Are cars and motorcycles the only types of vehicles that can land you a DUI?

Within the Canadian Criminal Code, the offence of Driving under the Influence is not just limited to driving a vehicle. The offence itself can encompass a wide variety of vehicles, such as the usual motor vehicles, but also ATVs, motorcycles, and expand to such things as motor boats or snow mobiles. Meaning that even if you are simply driving a snow mobile and are pulled over, if you have been drinking you will be arrested on the charge of driving under the influence if you are above the legal limit.
With regards to a Driving under the Influence charge, like any other criminal charge, the Crown (otherwise known as the prosecutors) must be able to prove their case before the courts beyond a reasonable doubt. This means that before they proceed with your case they must be confident that there is reasonable prospect that they can prove all elements of the infraction. Specifically when it comes to a DUI conviction this means the prosecutor in your case must be able to prove that not only were you driving, but that you were impaired by drugs or alcohol at the time. It is the job of the defense lawyer then to counteract this and raise grounds of reasonable doubt that you are not guilty of the charge you are faced with. Therefore if the defense could provide reasonable doubt on either of the two points, whether you were driving the vehicle, whether you were impaired, or both, then you cannot be convicted of a DUI.

Depending on your story there is a huge assortment of defenses that can be used to defend you from this criminal charge. However, each defense must be tailored to your specific fact set and you have to keep in mind depending on your circumstances they may not work in your case. A defense lawyer must review your file carefully looking for these openings to push for a grain of reasonable doubt. Some examples of details often looked at are the arrest procedures, the taking of the breathalyzer or blood tests, and importantly if any of your guaranteed rights under the Canadian Charter of Rights and Freedoms have been violated. There are also specific defenses that can be used. One such defense is known as the bolus drinking defense, or the “last drink” defense, made famous by the case of R v. Piuze. The gist of this defense is that if a driver consumes a large amount of alcohol just before driving (for example taking shots before hitting the road) and they are stopped soon after, the argument states that the alcohol would not have had enough time to be absorbed into their blood stream, so their actual reading while driving may fall below the legal limit of 0.08, despite the high reading. The key to this argument then becomes the timing of the last and large alcohol intake.
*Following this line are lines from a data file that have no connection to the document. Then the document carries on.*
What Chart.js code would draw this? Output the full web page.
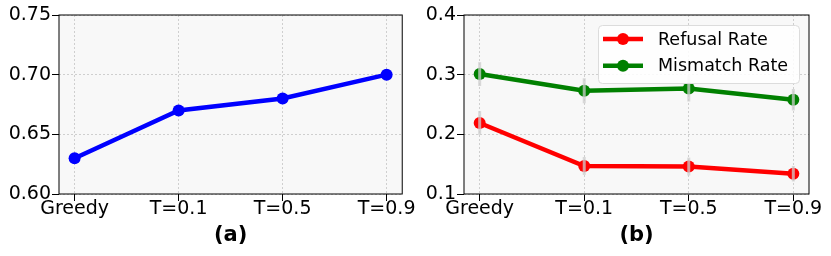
<!DOCTYPE html>
<html>
<head>
<meta charset="utf-8">
<script src="https://cdn.jsdelivr.net/npm/chart.js@4"></script>
<style>
  html, body { margin: 0; padding: 0; background: #fff; }
  #wrap { position: relative; width: 831px; height: 256px; }
  .pane { position: absolute; top: 0; height: 256px; }
  #paneA { left: 0; width: 415px; }
  #paneB { left: 415px; width: 416px; }
</style>
</head>
<body>
<div id="wrap">
  <div class="pane" id="paneA"><canvas id="chartA"></canvas></div>
  <div class="pane" id="paneB"><canvas id="chartB"></canvas></div>
</div>
<script>
const xLabels = ['Greedy', 'T=0.1', 'T=0.5', 'T=0.9'];

// panel (a)
const accuracy = [0.63, 0.67, 0.68, 0.70];
const yTicksA = [0.60, 0.65, 0.70, 0.75];

// panel (b)
const refusalRate = [0.219, 0.147, 0.146, 0.134];
const refusalErr = [0.020, 0.015, 0.015, 0.013];
const mismatchRate = [0.301, 0.273, 0.277, 0.258];
const mismatchErr = [0.020, 0.021, 0.022, 0.018];
const yTicksB = [0.1, 0.2, 0.3, 0.4];

const FONT = 'DejaVu Sans';

const toPoints = vals => vals.map((v, i) => ({ x: i, y: v }));

// grey plot background + full black frame like matplotlib spines
const frame = {
  id: 'frame',
  beforeDraw(chart) {
    const { ctx, chartArea: a } = chart;
    ctx.save();
    ctx.fillStyle = '#f8f8f8';
    ctx.fillRect(a.left, a.top, a.right - a.left, a.bottom - a.top);
    ctx.restore();
  },
  afterDraw(chart) {
    const { ctx, chartArea: a } = chart;
    ctx.save();
    ctx.strokeStyle = '#000';
    ctx.lineWidth = 1;
    ctx.strokeRect(a.left, a.top, a.right - a.left, a.bottom - a.top);
    ctx.restore();
  }
};

// vertical error bars, drawn through the chart scales
const errorBars = {
  id: 'errorBars',
  afterDatasetsDraw(chart) {
    const { ctx, scales: { x, y } } = chart;
    ctx.save();
    ctx.strokeStyle = 'rgba(205,205,205,0.75)';
    ctx.lineWidth = 3;
    chart.data.datasets.forEach(ds => {
      if (!ds.errors) return;
      ds.data.forEach((p, i) => {
        const px = x.getPixelForValue(p.x);
        const lo = y.getPixelForValue(p.y - ds.errors[i]);
        const hi = y.getPixelForValue(p.y + ds.errors[i]);
        ctx.beginPath();
        ctx.moveTo(px, lo);
        ctx.lineTo(px, hi);
        ctx.stroke();
      });
    });
    ctx.restore();
  }
};

// matplotlib style legend: line with marker, inside upper right
const lineLegend = {
  id: 'lineLegend',
  afterDraw(chart) {
    const { ctx, chartArea: a } = chart;
    const sets = chart.data.datasets;
    const boxW = 201, boxH = 58;
    const bx = a.right - 10 - boxW, by = a.top + 10;
    ctx.save();
    ctx.beginPath();
    ctx.roundRect(bx + 0.5, by + 0.5, boxW, boxH, 4);
    ctx.fillStyle = 'rgba(255,255,255,0.85)';
    ctx.fill();
    ctx.strokeStyle = '#dcdcdc';
    ctx.lineWidth = 1;
    ctx.stroke();
    ctx.font = '17.5px "' + FONT + '"';
    ctx.textBaseline = 'middle';
    sets.forEach((ds, i) => {
      const cy = by + 14 + i * 26.7;
      ctx.strokeStyle = ds.borderColor;
      ctx.lineWidth = 4.5;
      ctx.beginPath();
      ctx.moveTo(bx + 5, cy);
      ctx.lineTo(bx + 45, cy);
      ctx.stroke();
      ctx.fillStyle = ds.borderColor;
      ctx.beginPath();
      ctx.arc(bx + 25, cy, 6, 0, Math.PI * 2);
      ctx.fill();
      ctx.fillStyle = '#000';
      ctx.fillText(ds.label, bx + 60, cy + 1);
    });
    ctx.restore();
  }
};

const gridStyle = {
  color: '#c4c4c4',
  lineWidth: 0.8,
  tickColor: '#000',
  tickLength: 7,
  tickWidth: 1
};

function makeOptions(yMin, yMax, yTicks, decimals, yWidth, rightPad, title) {
  return {
    responsive: true,
    maintainAspectRatio: false,
    animation: false,
    events: [],
    layout: { padding: { top: 15, right: rightPad, left: 0, bottom: 0 } },
    plugins: { legend: { display: false }, tooltip: { enabled: false } },
    scales: {
      x: {
        type: 'linear',
        min: -0.15,
        max: 3.15,
        afterBuildTicks: s => { s.ticks = xLabels.map((_, i) => ({ value: i })); },
        afterFit: s => { s.height = 62; },
        ticks: {
          callback: v => xLabels[v],
          color: '#000',
          font: { family: FONT, size: 19, lineHeight: 1 },
          padding: -1,
          maxRotation: 0,
          autoSkip: false
        },
        grid: gridStyle,
        border: { display: false, dash: [2, 2] },
        title: {
          display: true,
          text: title,
          color: '#000',
          font: { family: FONT, size: 21, weight: 'bold', lineHeight: 1 },
          padding: { top: 0, bottom: 10 }
        }
      },
      y: {
        min: yMin,
        max: yMax,
        afterBuildTicks: s => { s.ticks = yTicks.map(v => ({ value: v })); },
        afterFit: s => { s.width = yWidth; },
        ticks: {
          callback: v => v.toFixed(decimals),
          color: '#000',
          font: { family: FONT, size: 19, lineHeight: 1 },
          padding: 1
        },
        grid: gridStyle,
        border: { display: false, dash: [2, 2] }
      }
    }
  };
}

function lineSet(label, values, color, errors) {
  return {
    label: label,
    data: toPoints(values),
    errors: errors,
    borderColor: color,
    backgroundColor: color,
    borderWidth: 4.5,
    pointRadius: 6,
    pointBorderWidth: 0,
    pointBackgroundColor: color,
    tension: 0
  };
}

new Chart(document.getElementById('chartA'), {
  type: 'line',
  data: { datasets: [lineSet('Accuracy', accuracy, '#0000ff')] },
  options: makeOptions(0.60, 0.75, yTicksA, 2, 59, 11, '(a)'),
  plugins: [frame]
});

new Chart(document.getElementById('chartB'), {
  type: 'line',
  data: {
    datasets: [
      lineSet('Refusal Rate', refusalRate, '#ff0000', refusalErr),
      lineSet('Mismatch Rate', mismatchRate, '#008000', mismatchErr)
    ]
  },
  options: makeOptions(0.1, 0.4, yTicksB, 1, 49, 22, '(b)'),
  plugins: [frame, errorBars, lineLegend]
});
</script>
</body>
</html>
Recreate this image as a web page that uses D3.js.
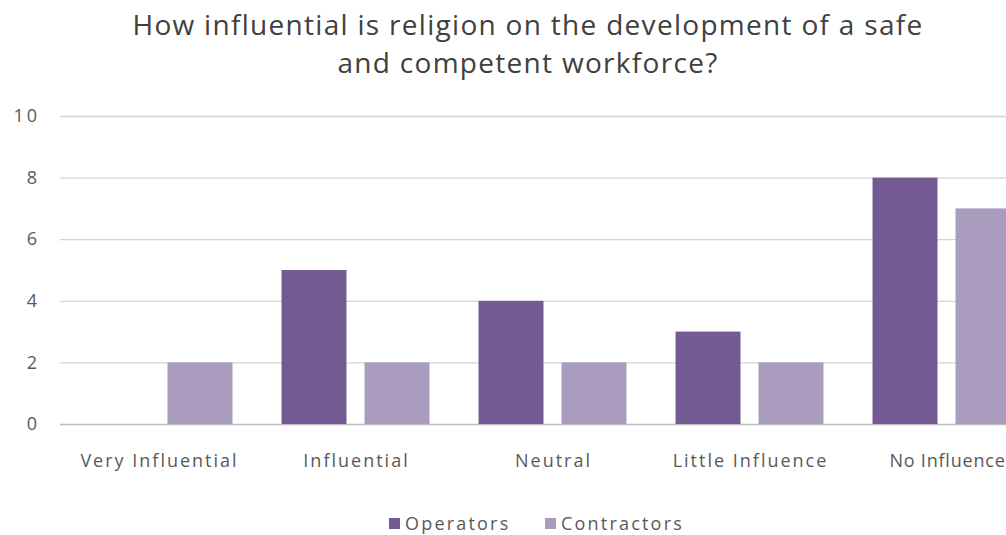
<!DOCTYPE html>
<html><head><meta charset="utf-8">
<script src="https://cdn.jsdelivr.net/npm/d3@7"></script>
<style>body{margin:0;background:#fff;overflow:hidden}svg{display:block}text{font-family:"Open Sans",sans-serif}</style>
</head><body>
<script>
const categories = ["Very Influential","Influential","Neutral","Little Influence","No Influence"];
const series = ["Operators","Contractors"];
const operators = [0,5,4,3,8];
const contractors = [2,2,2,2,7];
const yTicks = [0,2,4,6,8,10];
const titleLines = ["How influential is religion on the development of a safe","and competent workforce?"];
const colors = {Operators:"#735a93", Contractors:"#a99cbf"};

const W=1006,H=535;
const svg=d3.select("body").append("svg").attr("width",W).attr("height",H);
const x0=d3.scaleBand().domain(categories).range([60,1045]).paddingInner(0.249).paddingOuter(0.1245);
const x1=d3.scaleBand().domain(series).range([0,x0.bandwidth()]).paddingInner(0.217);
const y=d3.scaleLinear().domain([0,10]).range([424,116]);

svg.append("g").selectAll("line").data(yTicks).join("line")
  .attr("x1",60).attr("x2",W).attr("y1",d=>y(d)+0.5).attr("y2",d=>y(d)+0.5)
  .attr("stroke",d=>d===0?"#bdbdbd":"#d4d4d4").attr("stroke-width",1.3);

const yAxis=svg.append("g").attr("transform","translate(40,0)")
  .call(d3.axisLeft(y).tickValues(yTicks).tickSize(0).tickPadding(0));
yAxis.select(".domain").remove();
yAxis.selectAll("text").attr("font-size",18).attr("letter-spacing",3).attr("fill","#595959").attr("font-family","Open Sans");

const data=categories.map((c,i)=>({c,vals:[{s:"Operators",v:operators[i]},{s:"Contractors",v:contractors[i]}]}));
svg.append("g").selectAll("g").data(data).join("g")
  .attr("transform",d=>`translate(${x0(d.c)},0)`)
  .selectAll("rect").data(d=>d.vals).join("rect")
  .attr("x",d=>x1(d.s)).attr("width",x1.bandwidth())
  .attr("y",d=>y(d.v)).attr("height",d=>y(0)-y(d.v))
  .attr("fill",d=>colors[d.s]);

const xAxis=svg.append("g").attr("transform","translate(1,424)")
  .call(d3.axisBottom(x0).tickSize(0).tickPadding(30));
xAxis.select(".domain").remove();
xAxis.selectAll("text").attr("font-size",18)
  .attr("letter-spacing",(d,i)=>i===categories.length-1?0.8:2)
  .attr("fill","#595959").attr("font-family","Open Sans");

svg.append("g").selectAll("text").data(titleLines).join("text")
  .attr("x",528).attr("y",(d,i)=>35+i*38).attr("text-anchor","middle")
  .attr("font-size",28).attr("letter-spacing",1.3).attr("fill","#404040").text(d=>d);

const leg=svg.append("g");
const legX=[389,545];
series.forEach((s,i)=>{
  leg.append("rect").attr("x",legX[i]).attr("y",518).attr("width",11).attr("height",11).attr("fill",colors[s]);
  leg.append("text").attr("x",legX[i]+16).attr("y",530).attr("font-size",18).attr("letter-spacing",2.2).attr("fill","#595959").text(s);
});
</script>
</body></html>
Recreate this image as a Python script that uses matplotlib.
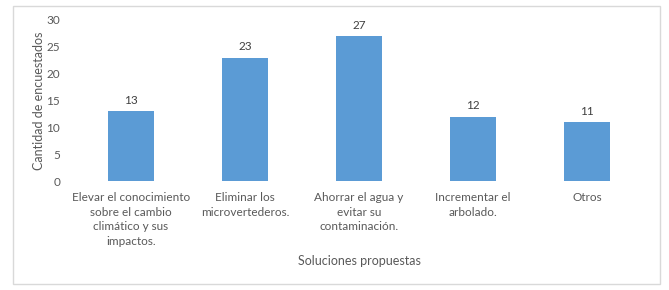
import matplotlib.pyplot as plt
from matplotlib.patches import Rectangle

categorias = ['Elevar el conocimiento\nsobre el cambio\nclimático y sus\nimpactos.',
              'Eliminar los\nmicrovertederos.',
              'Ahorrar el agua y\nevitar su\ncontaminación.',
              'Incrementar el\narbolado.',
              'Otros']
valores = [13, 23, 27, 12, 11]

gris = '#595959'
plt.rcParams['font.family'] = ['Lato', 'DejaVu Sans']

fig = plt.figure(figsize=(6.69, 2.90), dpi=100)
fig.patches.append(Rectangle((13 / 669, 1 - 284 / 290), 647 / 669, 278 / 290,
                             transform=fig.transFigure, fill=False,
                             edgecolor='#d9d9d9', linewidth=1))
ax = fig.add_axes([74 / 669, 1 - 181 / 290, 570 / 669, 161 / 290])

x = range(len(categorias))
barras = ax.bar(x, valores, width=0.4, color='#5b9bd5')
for b, v in zip(barras, valores):
    ax.text(b.get_x() + b.get_width() / 2, v + 1.0, str(v), ha='center',
            va='bottom', fontsize=8.5, color='#404040')

ax.set_xlim(-0.5, len(categorias) - 0.5)
ax.set_ylim(0, 30)
ax.set_yticks(range(0, 31, 5))
ax.set_xticks(list(x))
ax.set_xticklabels(categorias, fontsize=8.5, color=gris, linespacing=1.4, va='top')
ax.tick_params(axis='both', length=0, labelsize=8.5, colors=gris)
ax.tick_params(axis='x', pad=8)
ax.tick_params(axis='y', pad=10)
for s in ax.spines.values():
    s.set_visible(False)

ax.set_ylabel('Cantidad de encuestados', fontsize=9, color=gris, labelpad=1)
fig.text(359 / 669, 1 - 261 / 290, 'Soluciones propuestas', ha='center',
         va='center', fontsize=9, color=gris)

fig.savefig('out.png', dpi=100)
To conclude, it is important to note that ignorance of the law can never be a defense. Though you may not be a lawyer, as a Canadian it is important for you to know at least generally your rights, and the laws country and province wide. Laws are there for our own protection, and it is important to know when you have to co-operate when you must and respect the laws of the country. If you are ever stopped by the police it is always important to remain calm and follow the given instructions to the best of your ability. You should remember that it is within purview of the police to pull you over to ensure that you meet the requirements necessary to drive (for example to see if you license is valid or not). It is not true that the police must have evidence of your impairment before they pull you over. If you are stopped your rights do come into play at a certain moment.